A push button switch, limit switch, and tactile bumper are examples of contact sensors. They are typically used for robots to avoid obstacles, and are triggered when physical contact against other objects is established. After an object is bumped, the sensor triggers the robot to reverse, turn, stop, etc. Touch screen smart phones and other devices use a form of a contact sensor.
Instead of allowing the robot to make physical contact with an obstacle, a proximity sensor can be installed so that the robot can detect the presence of a nearby object within a given distance. A transmitter sends electromagnetic radiation or electrostatic field, and the receiver analyzes the return signal for interruptions. Examples of proximity sensors are infrared transceivers, ultrasonic sensors, and photoresistors.
Industrial manufacturers benefit from pressure sensors. Tactile pressure sensors are sensitive to touch, force, and pressure. If the robot hand needs to apply a certain amount of grip and pressure required to hold an object, the pressure sensor is the solution.

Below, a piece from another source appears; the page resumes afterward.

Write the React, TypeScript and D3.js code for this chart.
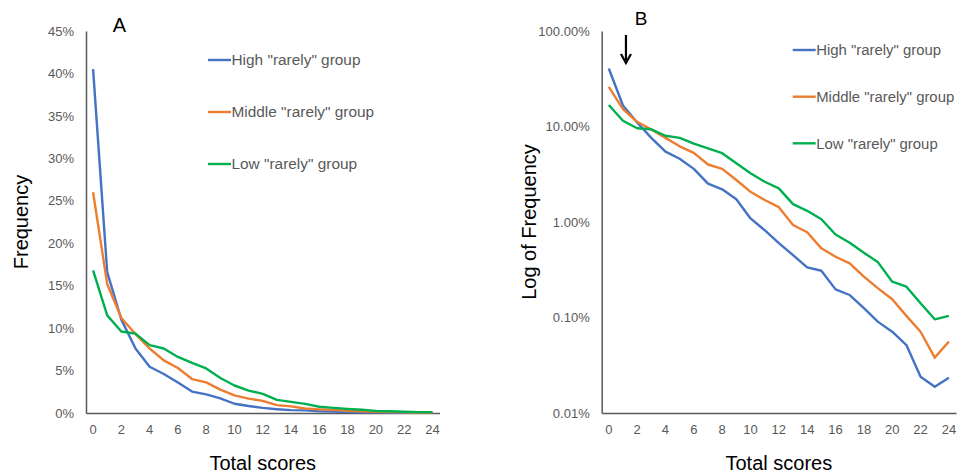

Positioning sensors approximate the position of the robot; GPS is the most commonly used. Satellites transmit signals and a receiver on the robot acquires these signals to process. GPS systems are beneficial for outdoor robots. Digital magnetic compass and localization are other positioning sensors.
When robots are required to work in extreme environments, a temperature sensor might be necessary. Temperature sensor ICs provide voltage difference for a change in temperature.